Some of the men were cut so very tight that they literally got tears in their skin with erections during puberty. Some of them got cut so tight that every erection hurts, and they do not and cannot enjoy sex. Some had so much frenulum excised that they literally cannot get enough stimulation to trigger ejaculation. Ever. No matter what they do, with women, men, or their own hands.
So, not every man who was cut as an infant ends up with enough loose skin to masturbate with. In those cases, lube is absolutely essential. And even it may not be enough.
I think it’s a mistake to think of the foreskin as being ‘a flap of skin’. Rather, the penis is naturally enclosed in an oversized tube of muscle and skin. None of it is “extra”. But removing it can definitely leave “not enough” for even marginal function.
Some studies have shown that there is a reduced risk of cervical cancer in (female) partners of circumcised men.
http://content.nejm.org/cgi/content/abstract/346/15/1105 :
http://www.cfpc.ca/cfp/2003/sep/vol49-sep-critical-1.asp :
I looked for articles that contradicted these studies, but all I could find were listed on what I considered activist websites, not medical websites.

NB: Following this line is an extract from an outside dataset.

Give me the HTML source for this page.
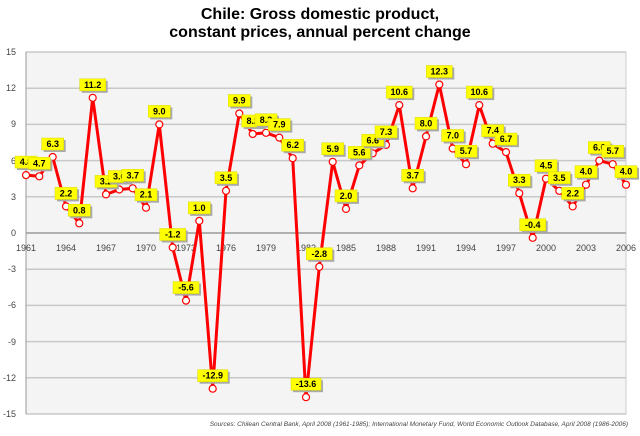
<!DOCTYPE html>
<html><head><meta charset="utf-8"><style>
html,body{margin:0;padding:0;background:#fff}
svg{display:block;font-family:"Liberation Sans",sans-serif}
.t{font-size:16px;font-weight:bold;text-anchor:middle;fill:#000}
.ax{font-size:9px;fill:#444}
.lb rect{fill:#ffff00;stroke:#d8d800;stroke-width:0.5}
.lb .s{fill:#aaa;stroke:none}
.lb text{font-size:9px;font-weight:bold;text-anchor:middle;fill:#000}
</style></head><body>
<svg width="640" height="436" viewBox="0 0 640 436">
<text class="t" x="320" y="19">Chile: Gross domestic product,</text>
<text class="t" x="320" y="37">constant prices, annual percent change</text>
<rect x="26" y="52" width="600" height="362" fill="#f4f4f4" stroke="#ccc"/>
<g stroke="#c8c8c8" stroke-width="1.5">
<line x1="26" x2="626" y1="52" y2="52"/><line x1="26" x2="626" y1="88.2" y2="88.2"/><line x1="26" x2="626" y1="124.4" y2="124.4"/><line x1="26" x2="626" y1="160.6" y2="160.6"/><line x1="26" x2="626" y1="196.8" y2="196.8"/>
<line x1="26" x2="626" y1="269.2" y2="269.2"/><line x1="26" x2="626" y1="305.4" y2="305.4"/><line x1="26" x2="626" y1="341.6" y2="341.6"/><line x1="26" x2="626" y1="377.8" y2="377.8"/><line x1="26" x2="626" y1="414" y2="414"/>
</g>
<line x1="26" x2="626" y1="233" y2="233" stroke="#999" stroke-width="1.5"/>
<line x1="26" x2="26" y1="52" y2="414" stroke="#999"/>
<g class="ax" text-anchor="end">
<text x="16" y="55">15</text><text x="16" y="91">12</text><text x="16" y="127">9</text><text x="16" y="164">6</text><text x="16" y="200">3</text><text x="16" y="236">0</text><text x="16" y="272">-3</text><text x="16" y="308">-6</text><text x="16" y="345">-9</text><text x="16" y="381">-12</text><text x="16" y="417">-15</text>
</g>
<g class="ax" text-anchor="middle">
<text x="26" y="251">1961</text><text x="66" y="251">1964</text><text x="106" y="251">1967</text><text x="146" y="251">1970</text><text x="186" y="251">1973</text><text x="226" y="251">1976</text><text x="266" y="251">1979</text><text x="306" y="251">1982</text><text x="346" y="251">1985</text><text x="386" y="251">1988</text><text x="426" y="251">1991</text><text x="466" y="251">1994</text><text x="506" y="251">1997</text><text x="546" y="251">2000</text><text x="586" y="251">2003</text><text x="626" y="251">2006</text>
</g>
<polyline fill="none" stroke="#ff0000" stroke-width="3" stroke-linejoin="round" points="26,175.1 39.3,176.3 52.7,157 66,206.4 79.3,223.3 92.7,97.8 106,194.4 119.3,189.5 132.7,188.3 146,207.7 159.3,124.4 172.7,247.5 186,300.6 199.3,220.9 212.7,388.7 226,190.8 239.3,113.5 252.7,134 266,132.8 279.3,137.6 292.7,158.2 306,397.2 319.3,266.8 332.7,161.8 346,208.9 359.3,165.4 372.7,153.3 386,144.9 399.3,105.1 412.7,188.3 426,136.4 439.3,84.5 452.7,148.5 466,164.2 479.3,105.1 492.7,143.7 506,152.1 519.3,193.2 532.7,237.8 546,178.7 559.3,190.8 572.7,206.4 586,184.7 599.3,160.6 612.7,164.2 626,184.7"/>
<g fill="#fff" stroke="#ff0000" stroke-width="1.2">
<circle cx="26" cy="175.1" r="3.5"/><circle cx="39.3" cy="176.3" r="3.5"/><circle cx="52.7" cy="157" r="3.5"/><circle cx="66" cy="206.4" r="3.5"/><circle cx="79.3" cy="223.3" r="3.5"/><circle cx="92.7" cy="97.8" r="3.5"/><circle cx="106" cy="194.4" r="3.5"/><circle cx="119.3" cy="189.5" r="3.5"/><circle cx="132.7" cy="188.3" r="3.5"/><circle cx="146" cy="207.7" r="3.5"/><circle cx="159.3" cy="124.4" r="3.5"/><circle cx="172.7" cy="247.5" r="3.5"/><circle cx="186" cy="300.6" r="3.5"/><circle cx="199.3" cy="220.9" r="3.5"/><circle cx="212.7" cy="388.7" r="3.5"/><circle cx="226" cy="190.8" r="3.5"/><circle cx="239.3" cy="113.5" r="3.5"/><circle cx="252.7" cy="134" r="3.5"/><circle cx="266" cy="132.8" r="3.5"/><circle cx="279.3" cy="137.6" r="3.5"/><circle cx="292.7" cy="158.2" r="3.5"/><circle cx="306" cy="397.2" r="3.5"/><circle cx="319.3" cy="266.8" r="3.5"/><circle cx="332.7" cy="161.8" r="3.5"/><circle cx="346" cy="208.9" r="3.5"/><circle cx="359.3" cy="165.4" r="3.5"/><circle cx="372.7" cy="153.3" r="3.5"/><circle cx="386" cy="144.9" r="3.5"/><circle cx="399.3" cy="105.1" r="3.5"/><circle cx="412.7" cy="188.3" r="3.5"/><circle cx="426" cy="136.4" r="3.5"/><circle cx="439.3" cy="84.5" r="3.5"/><circle cx="452.7" cy="148.5" r="3.5"/><circle cx="466" cy="164.2" r="3.5"/><circle cx="479.3" cy="105.1" r="3.5"/><circle cx="492.7" cy="143.7" r="3.5"/><circle cx="506" cy="152.1" r="3.5"/><circle cx="519.3" cy="193.2" r="3.5"/><circle cx="532.7" cy="237.8" r="3.5"/><circle cx="546" cy="178.7" r="3.5"/><circle cx="559.3" cy="190.8" r="3.5"/><circle cx="572.7" cy="206.4" r="3.5"/><circle cx="586" cy="184.7" r="3.5"/><circle cx="599.3" cy="160.6" r="3.5"/><circle cx="612.7" cy="164.2" r="3.5"/><circle cx="626" cy="184.7" r="3.5"/>
</g>
<g class="lb">
<g transform="translate(26,175.1)"><rect class="s" x="-9" y="-17" width="22" height="12"/><rect x="-11" y="-19" width="22" height="12"/><text y="-10">4.8</text></g>
<g transform="translate(39.3,176.3)"><rect class="s" x="-9" y="-17" width="22" height="12"/><rect x="-11" y="-19" width="22" height="12"/><text y="-10">4.7</text></g>
<g transform="translate(52.7,157)"><rect class="s" x="-9" y="-17" width="22" height="12"/><rect x="-11" y="-19" width="22" height="12"/><text y="-10">6.3</text></g>
<g transform="translate(66,206.4)"><rect class="s" x="-9" y="-17" width="22" height="12"/><rect x="-11" y="-19" width="22" height="12"/><text y="-10">2.2</text></g>
<g transform="translate(79.3,223.3)"><rect class="s" x="-9" y="-17" width="22" height="12"/><rect x="-11" y="-19" width="22" height="12"/><text y="-10">0.8</text></g>
<g transform="translate(92.7,97.8)"><rect class="s" x="-11" y="-17" width="26" height="12"/><rect x="-13" y="-19" width="26" height="12"/><text y="-10">11.2</text></g>
<g transform="translate(106,194.4)"><rect class="s" x="-9" y="-17" width="22" height="12"/><rect x="-11" y="-19" width="22" height="12"/><text y="-10">3.2</text></g>
<g transform="translate(119.3,189.5)"><rect class="s" x="-9" y="-17" width="22" height="12"/><rect x="-11" y="-19" width="22" height="12"/><text y="-10">3.6</text></g>
<g transform="translate(132.7,188.3)"><rect class="s" x="-9" y="-17" width="22" height="12"/><rect x="-11" y="-19" width="22" height="12"/><text y="-10">3.7</text></g>
<g transform="translate(146,207.7)"><rect class="s" x="-9" y="-17" width="22" height="12"/><rect x="-11" y="-19" width="22" height="12"/><text y="-10">2.1</text></g>
<g transform="translate(159.3,124.4)"><rect class="s" x="-9" y="-17" width="22" height="12"/><rect x="-11" y="-19" width="22" height="12"/><text y="-10">9.0</text></g>
<g transform="translate(172.7,247.5)"><rect class="s" x="-11" y="-17" width="26" height="12"/><rect x="-13" y="-19" width="26" height="12"/><text y="-10">-1.2</text></g>
<g transform="translate(186,300.6)"><rect class="s" x="-11" y="-17" width="26" height="12"/><rect x="-13" y="-19" width="26" height="12"/><text y="-10">-5.6</text></g>
<g transform="translate(199.3,220.9)"><rect class="s" x="-9" y="-17" width="22" height="12"/><rect x="-11" y="-19" width="22" height="12"/><text y="-10">1.0</text></g>
<g transform="translate(212.7,388.7)"><rect class="s" x="-13" y="-17" width="30" height="12"/><rect x="-15" y="-19" width="30" height="12"/><text y="-10">-12.9</text></g>
<g transform="translate(226,190.8)"><rect class="s" x="-9" y="-17" width="22" height="12"/><rect x="-11" y="-19" width="22" height="12"/><text y="-10">3.5</text></g>
<g transform="translate(239.3,113.5)"><rect class="s" x="-9" y="-17" width="22" height="12"/><rect x="-11" y="-19" width="22" height="12"/><text y="-10">9.9</text></g>
<g transform="translate(252.7,134)"><rect class="s" x="-9" y="-17" width="22" height="12"/><rect x="-11" y="-19" width="22" height="12"/><text y="-10">8.2</text></g>
<g transform="translate(266,132.8)"><rect class="s" x="-9" y="-17" width="22" height="12"/><rect x="-11" y="-19" width="22" height="12"/><text y="-10">8.3</text></g>
<g transform="translate(279.3,137.6)"><rect class="s" x="-9" y="-17" width="22" height="12"/><rect x="-11" y="-19" width="22" height="12"/><text y="-10">7.9</text></g>
<g transform="translate(292.7,158.2)"><rect class="s" x="-9" y="-17" width="22" height="12"/><rect x="-11" y="-19" width="22" height="12"/><text y="-10">6.2</text></g>
<g transform="translate(306,397.2)"><rect class="s" x="-13" y="-17" width="30" height="12"/><rect x="-15" y="-19" width="30" height="12"/><text y="-10">-13.6</text></g>
<g transform="translate(319.3,266.8)"><rect class="s" x="-11" y="-17" width="26" height="12"/><rect x="-13" y="-19" width="26" height="12"/><text y="-10">-2.8</text></g>
<g transform="translate(332.7,161.8)"><rect class="s" x="-9" y="-17" width="22" height="12"/><rect x="-11" y="-19" width="22" height="12"/><text y="-10">5.9</text></g>
<g transform="translate(346,208.9)"><rect class="s" x="-9" y="-17" width="22" height="12"/><rect x="-11" y="-19" width="22" height="12"/><text y="-10">2.0</text></g>
<g transform="translate(359.3,165.4)"><rect class="s" x="-9" y="-17" width="22" height="12"/><rect x="-11" y="-19" width="22" height="12"/><text y="-10">5.6</text></g>
<g transform="translate(372.7,153.3)"><rect class="s" x="-9" y="-17" width="22" height="12"/><rect x="-11" y="-19" width="22" height="12"/><text y="-10">6.6</text></g>
<g transform="translate(386,144.9)"><rect class="s" x="-9" y="-17" width="22" height="12"/><rect x="-11" y="-19" width="22" height="12"/><text y="-10">7.3</text></g>
<g transform="translate(399.3,105.1)"><rect class="s" x="-11" y="-17" width="26" height="12"/><rect x="-13" y="-19" width="26" height="12"/><text y="-10">10.6</text></g>
<g transform="translate(412.7,188.3)"><rect class="s" x="-9" y="-17" width="22" height="12"/><rect x="-11" y="-19" width="22" height="12"/><text y="-10">3.7</text></g>
<g transform="translate(426,136.4)"><rect class="s" x="-9" y="-17" width="22" height="12"/><rect x="-11" y="-19" width="22" height="12"/><text y="-10">8.0</text></g>
<g transform="translate(439.3,84.5)"><rect class="s" x="-11" y="-17" width="26" height="12"/><rect x="-13" y="-19" width="26" height="12"/><text y="-10">12.3</text></g>
<g transform="translate(452.7,148.5)"><rect class="s" x="-9" y="-17" width="22" height="12"/><rect x="-11" y="-19" width="22" height="12"/><text y="-10">7.0</text></g>
<g transform="translate(466,164.2)"><rect class="s" x="-9" y="-17" width="22" height="12"/><rect x="-11" y="-19" width="22" height="12"/><text y="-10">5.7</text></g>
<g transform="translate(479.3,105.1)"><rect class="s" x="-11" y="-17" width="26" height="12"/><rect x="-13" y="-19" width="26" height="12"/><text y="-10">10.6</text></g>
<g transform="translate(492.7,143.7)"><rect class="s" x="-9" y="-17" width="22" height="12"/><rect x="-11" y="-19" width="22" height="12"/><text y="-10">7.4</text></g>
<g transform="translate(506,152.1)"><rect class="s" x="-9" y="-17" width="22" height="12"/><rect x="-11" y="-19" width="22" height="12"/><text y="-10">6.7</text></g>
<g transform="translate(519.3,193.2)"><rect class="s" x="-9" y="-17" width="22" height="12"/><rect x="-11" y="-19" width="22" height="12"/><text y="-10">3.3</text></g>
<g transform="translate(532.7,237.8)"><rect class="s" x="-11" y="-17" width="26" height="12"/><rect x="-13" y="-19" width="26" height="12"/><text y="-10">-0.4</text></g>
<g transform="translate(546,178.7)"><rect class="s" x="-9" y="-17" width="22" height="12"/><rect x="-11" y="-19" width="22" height="12"/><text y="-10">4.5</text></g>
<g transform="translate(559.3,190.8)"><rect class="s" x="-9" y="-17" width="22" height="12"/><rect x="-11" y="-19" width="22" height="12"/><text y="-10">3.5</text></g>
<g transform="translate(572.7,206.4)"><rect class="s" x="-9" y="-17" width="22" height="12"/><rect x="-11" y="-19" width="22" height="12"/><text y="-10">2.2</text></g>
<g transform="translate(586,184.7)"><rect class="s" x="-9" y="-17" width="22" height="12"/><rect x="-11" y="-19" width="22" height="12"/><text y="-10">4.0</text></g>
<g transform="translate(599.3,160.6)"><rect class="s" x="-9" y="-17" width="22" height="12"/><rect x="-11" y="-19" width="22" height="12"/><text y="-10">6.0</text></g>
<g transform="translate(612.7,164.2)"><rect class="s" x="-9" y="-17" width="22" height="12"/><rect x="-11" y="-19" width="22" height="12"/><text y="-10">5.7</text></g>
<g transform="translate(626,184.7)"><rect class="s" x="-9" y="-17" width="22" height="12"/><rect x="-11" y="-19" width="22" height="12"/><text y="-10">4.0</text></g>
</g>
<text x="628" y="426" text-anchor="end" font-size="6.5" font-style="italic" fill="#444">Sources: Chilean Central Bank, April 2008 (1961-1985); International Monetary Fund, World Economic Outlook Database, April 2008 (1986-2006)</text>
</svg>
</body></html>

If I were the guardian of a baby boy, I’d probably leave him uncut, despite these findings. He could always get cut later if he wanted to.
Hm, american ex husband snipped, previous german boyfriend not snipped. No particular preference to one way or the other. Tthe bf always insisted on washing up before and after s#x - though that may have been one of those german hygene thangs.
Spike Milligan was circumcised and had no idea why (he suggested to make it lighter). Now, he was born in Ahmed Nagar, India, at around the end of the Great War, so does that help at all? Are there lots of Indian doctors in the US?
Would you say these outcomes were common, or, as I suspect, exceedingly rare?